┌────────
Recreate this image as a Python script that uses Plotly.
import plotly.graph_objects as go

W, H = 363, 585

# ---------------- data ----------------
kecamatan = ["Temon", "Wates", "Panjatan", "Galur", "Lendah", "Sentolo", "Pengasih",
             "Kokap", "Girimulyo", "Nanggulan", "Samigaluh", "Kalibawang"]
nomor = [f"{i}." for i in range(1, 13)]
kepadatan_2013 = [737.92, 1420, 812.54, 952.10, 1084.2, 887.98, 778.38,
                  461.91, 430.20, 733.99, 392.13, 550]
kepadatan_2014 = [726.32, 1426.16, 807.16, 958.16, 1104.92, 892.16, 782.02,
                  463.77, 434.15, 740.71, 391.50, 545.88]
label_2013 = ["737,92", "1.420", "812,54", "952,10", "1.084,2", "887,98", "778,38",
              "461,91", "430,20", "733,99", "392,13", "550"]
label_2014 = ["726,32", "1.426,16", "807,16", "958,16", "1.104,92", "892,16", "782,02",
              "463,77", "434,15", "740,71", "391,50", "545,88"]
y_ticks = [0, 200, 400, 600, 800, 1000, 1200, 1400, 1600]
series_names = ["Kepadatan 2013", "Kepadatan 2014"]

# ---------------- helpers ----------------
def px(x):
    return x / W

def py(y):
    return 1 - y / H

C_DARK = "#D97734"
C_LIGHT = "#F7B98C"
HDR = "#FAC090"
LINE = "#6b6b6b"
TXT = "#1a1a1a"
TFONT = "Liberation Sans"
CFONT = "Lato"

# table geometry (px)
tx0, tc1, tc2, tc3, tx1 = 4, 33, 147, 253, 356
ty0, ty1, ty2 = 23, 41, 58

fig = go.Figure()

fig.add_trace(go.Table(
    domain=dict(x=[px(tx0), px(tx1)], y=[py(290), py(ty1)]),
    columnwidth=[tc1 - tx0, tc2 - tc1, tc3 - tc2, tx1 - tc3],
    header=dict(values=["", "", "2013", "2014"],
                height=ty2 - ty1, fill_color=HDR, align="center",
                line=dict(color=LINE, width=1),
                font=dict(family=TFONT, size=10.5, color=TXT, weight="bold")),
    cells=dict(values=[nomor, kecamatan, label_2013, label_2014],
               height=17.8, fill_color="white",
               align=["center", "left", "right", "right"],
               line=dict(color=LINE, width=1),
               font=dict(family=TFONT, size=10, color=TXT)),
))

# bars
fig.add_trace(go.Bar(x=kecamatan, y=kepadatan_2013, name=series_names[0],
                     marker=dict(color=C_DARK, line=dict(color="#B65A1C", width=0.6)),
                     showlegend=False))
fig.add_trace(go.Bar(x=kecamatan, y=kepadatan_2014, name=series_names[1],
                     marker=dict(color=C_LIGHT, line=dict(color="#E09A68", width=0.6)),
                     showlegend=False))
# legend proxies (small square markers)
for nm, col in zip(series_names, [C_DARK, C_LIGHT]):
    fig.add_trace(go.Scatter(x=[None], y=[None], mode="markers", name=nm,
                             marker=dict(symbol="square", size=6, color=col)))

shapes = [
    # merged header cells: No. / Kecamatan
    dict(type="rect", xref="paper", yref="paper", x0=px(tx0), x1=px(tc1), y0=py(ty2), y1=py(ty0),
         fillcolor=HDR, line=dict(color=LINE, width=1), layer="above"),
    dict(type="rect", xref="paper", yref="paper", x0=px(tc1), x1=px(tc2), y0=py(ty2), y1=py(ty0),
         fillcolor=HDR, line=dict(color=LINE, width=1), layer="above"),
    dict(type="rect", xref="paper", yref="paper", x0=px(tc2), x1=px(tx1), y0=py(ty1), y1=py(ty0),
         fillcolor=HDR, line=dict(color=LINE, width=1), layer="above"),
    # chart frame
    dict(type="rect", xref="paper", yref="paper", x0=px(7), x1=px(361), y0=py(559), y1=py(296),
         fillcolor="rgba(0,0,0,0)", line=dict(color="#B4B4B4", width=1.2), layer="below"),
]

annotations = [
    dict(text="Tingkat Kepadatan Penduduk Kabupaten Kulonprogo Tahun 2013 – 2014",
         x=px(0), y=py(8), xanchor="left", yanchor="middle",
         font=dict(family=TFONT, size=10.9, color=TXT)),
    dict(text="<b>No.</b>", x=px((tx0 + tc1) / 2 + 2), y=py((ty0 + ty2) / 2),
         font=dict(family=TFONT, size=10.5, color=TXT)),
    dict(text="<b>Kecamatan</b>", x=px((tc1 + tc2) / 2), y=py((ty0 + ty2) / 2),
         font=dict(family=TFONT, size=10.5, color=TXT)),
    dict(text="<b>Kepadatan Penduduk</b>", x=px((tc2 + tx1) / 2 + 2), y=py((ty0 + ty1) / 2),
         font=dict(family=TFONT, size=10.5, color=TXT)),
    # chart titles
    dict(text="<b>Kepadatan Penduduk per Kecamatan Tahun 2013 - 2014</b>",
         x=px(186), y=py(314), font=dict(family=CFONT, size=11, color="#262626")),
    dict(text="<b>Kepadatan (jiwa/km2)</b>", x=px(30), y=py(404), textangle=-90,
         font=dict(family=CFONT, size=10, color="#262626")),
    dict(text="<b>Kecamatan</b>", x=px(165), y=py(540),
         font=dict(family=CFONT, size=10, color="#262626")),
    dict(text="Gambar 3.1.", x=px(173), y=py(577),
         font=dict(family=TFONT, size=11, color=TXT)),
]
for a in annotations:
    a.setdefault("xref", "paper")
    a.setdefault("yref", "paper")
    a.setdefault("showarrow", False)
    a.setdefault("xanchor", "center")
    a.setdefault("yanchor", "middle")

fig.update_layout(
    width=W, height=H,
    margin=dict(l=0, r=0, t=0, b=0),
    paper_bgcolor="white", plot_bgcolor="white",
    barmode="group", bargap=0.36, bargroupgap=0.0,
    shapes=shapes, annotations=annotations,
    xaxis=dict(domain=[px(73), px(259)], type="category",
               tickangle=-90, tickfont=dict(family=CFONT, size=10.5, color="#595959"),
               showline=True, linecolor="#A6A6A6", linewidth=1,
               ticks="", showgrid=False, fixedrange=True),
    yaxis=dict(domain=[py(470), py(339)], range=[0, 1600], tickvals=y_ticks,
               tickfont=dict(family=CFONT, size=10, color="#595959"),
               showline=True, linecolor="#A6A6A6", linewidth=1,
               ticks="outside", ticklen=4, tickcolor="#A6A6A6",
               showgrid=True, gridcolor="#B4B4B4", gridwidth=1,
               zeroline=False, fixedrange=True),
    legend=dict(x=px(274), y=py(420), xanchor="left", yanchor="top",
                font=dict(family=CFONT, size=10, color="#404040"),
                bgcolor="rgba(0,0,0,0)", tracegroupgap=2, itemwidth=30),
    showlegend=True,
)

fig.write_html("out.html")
└────────
Return the full listing, character for character.

Recreate this image as a Python script that uses Plotly.
import plotly.graph_objects as go

W, H = 363, 585

# ---------------- data ----------------
kecamatan = ["Temon", "Wates", "Panjatan", "Galur", "Lendah", "Sentolo", "Pengasih",
             "Kokap", "Girimulyo", "Nanggulan", "Samigaluh", "Kalibawang"]
nomor = [f"{i}." for i in range(1, 13)]
kepadatan_2013 = [737.92, 1420, 812.54, 952.10, 1084.2, 887.98, 778.38,
                  461.91, 430.20, 733.99, 392.13, 550]
kepadatan_2014 = [726.32, 1426.16, 807.16, 958.16, 1104.92, 892.16, 782.02,
                  463.77, 434.15, 740.71, 391.50, 545.88]
label_2013 = ["737,92", "1.420", "812,54", "952,10", "1.084,2", "887,98", "778,38",
              "461,91", "430,20", "733,99", "392,13", "550"]
label_2014 = ["726,32", "1.426,16", "807,16", "958,16", "1.104,92", "892,16", "782,02",
              "463,77", "434,15", "740,71", "391,50", "545,88"]
y_ticks = [0, 200, 400, 600, 800, 1000, 1200, 1400, 1600]
series_names = ["Kepadatan 2013", "Kepadatan 2014"]

# ---------------- helpers ----------------
def px(x):
    return x / W

def py(y):
    return 1 - y / H

C_DARK = "#D97734"
C_LIGHT = "#F7B98C"
HDR = "#FAC090"
LINE = "#6b6b6b"
TXT = "#1a1a1a"
TFONT = "Liberation Sans"
CFONT = "Lato"

# table geometry (px)
tx0, tc1, tc2, tc3, tx1 = 4, 33, 147, 253, 356
ty0, ty1, ty2 = 23, 41, 58

fig = go.Figure()

fig.add_trace(go.Table(
    domain=dict(x=[px(tx0), px(tx1)], y=[py(290), py(ty1)]),
    columnwidth=[tc1 - tx0, tc2 - tc1, tc3 - tc2, tx1 - tc3],
    header=dict(values=["", "", "2013", "2014"],
                height=ty2 - ty1, fill_color=HDR, align="center",
                line=dict(color=LINE, width=1),
                font=dict(family=TFONT, size=10.5, color=TXT, weight="bold")),
    cells=dict(values=[nomor, kecamatan, label_2013, label_2014],
               height=17.8, fill_color="white",
               align=["center", "left", "right", "right"],
               line=dict(color=LINE, width=1),
               font=dict(family=TFONT, size=10, color=TXT)),
))

# bars
fig.add_trace(go.Bar(x=kecamatan, y=kepadatan_2013, name=series_names[0],
                     marker=dict(color=C_DARK, line=dict(color="#B65A1C", width=0.6)),
                     showlegend=False))
fig.add_trace(go.Bar(x=kecamatan, y=kepadatan_2014, name=series_names[1],
                     marker=dict(color=C_LIGHT, line=dict(color="#E09A68", width=0.6)),
                     showlegend=False))
# legend proxies (small square markers)
for nm, col in zip(series_names, [C_DARK, C_LIGHT]):
    fig.add_trace(go.Scatter(x=[None], y=[None], mode="markers", name=nm,
                             marker=dict(symbol="square", size=6, color=col)))

shapes = [
    # merged header cells: No. / Kecamatan
    dict(type="rect", xref="paper", yref="paper", x0=px(tx0), x1=px(tc1), y0=py(ty2), y1=py(ty0),
         fillcolor=HDR, line=dict(color=LINE, width=1), layer="above"),
    dict(type="rect", xref="paper", yref="paper", x0=px(tc1), x1=px(tc2), y0=py(ty2), y1=py(ty0),
         fillcolor=HDR, line=dict(color=LINE, width=1), layer="above"),
    dict(type="rect", xref="paper", yref="paper", x0=px(tc2), x1=px(tx1), y0=py(ty1), y1=py(ty0),
         fillcolor=HDR, line=dict(color=LINE, width=1), layer="above"),
    # chart frame
    dict(type="rect", xref="paper", yref="paper", x0=px(7), x1=px(361), y0=py(559), y1=py(296),
         fillcolor="rgba(0,0,0,0)", line=dict(color="#B4B4B4", width=1.2), layer="below"),
]

annotations = [
    dict(text="Tingkat Kepadatan Penduduk Kabupaten Kulonprogo Tahun 2013 – 2014",
         x=px(0), y=py(8), xanchor="left", yanchor="middle",
         font=dict(family=TFONT, size=10.9, color=TXT)),
    dict(text="<b>No.</b>", x=px((tx0 + tc1) / 2 + 2), y=py((ty0 + ty2) / 2),
         font=dict(family=TFONT, size=10.5, color=TXT)),
    dict(text="<b>Kecamatan</b>", x=px((tc1 + tc2) / 2), y=py((ty0 + ty2) / 2),
         font=dict(family=TFONT, size=10.5, color=TXT)),
    dict(text="<b>Kepadatan Penduduk</b>", x=px((tc2 + tx1) / 2 + 2), y=py((ty0 + ty1) / 2),
         font=dict(family=TFONT, size=10.5, color=TXT)),
    # chart titles
    dict(text="<b>Kepadatan Penduduk per Kecamatan Tahun 2013 - 2014</b>",
         x=px(186), y=py(314), font=dict(family=CFONT, size=11, color="#262626")),
    dict(text="<b>Kepadatan (jiwa/km2)</b>", x=px(30), y=py(404), textangle=-90,
         font=dict(family=CFONT, size=10, color="#262626")),
    dict(text="<b>Kecamatan</b>", x=px(165), y=py(540),
         font=dict(family=CFONT, size=10, color="#262626")),
    dict(text="Gambar 3.1.", x=px(173), y=py(577),
         font=dict(family=TFONT, size=11, color=TXT)),
]
for a in annotations:
    a.setdefault("xref", "paper")
    a.setdefault("yref", "paper")
    a.setdefault("showarrow", False)
    a.setdefault("xanchor", "center")
    a.setdefault("yanchor", "middle")

fig.update_layout(
    width=W, height=H,
    margin=dict(l=0, r=0, t=0, b=0),
    paper_bgcolor="white", plot_bgcolor="white",
    barmode="group", bargap=0.36, bargroupgap=0.0,
    shapes=shapes, annotations=annotations,
    xaxis=dict(domain=[px(73), px(259)], type="category",
               tickangle=-90, tickfont=dict(family=CFONT, size=10.5, color="#595959"),
               showline=True, linecolor="#A6A6A6", linewidth=1,
               ticks="", showgrid=False, fixedrange=True),
    yaxis=dict(domain=[py(470), py(339)], range=[0, 1600], tickvals=y_ticks,
               tickfont=dict(family=CFONT, size=10, color="#595959"),
               showline=True, linecolor="#A6A6A6", linewidth=1,
               ticks="outside", ticklen=4, tickcolor="#A6A6A6",
               showgrid=True, gridcolor="#B4B4B4", gridwidth=1,
               zeroline=False, fixedrange=True),
    legend=dict(x=px(274), y=py(420), xanchor="left", yanchor="top",
                font=dict(family=CFONT, size=10, color="#404040"),
                bgcolor="rgba(0,0,0,0)", tracegroupgap=2, itemwidth=30),
    showlegend=True,
)

fig.write_html("out.html")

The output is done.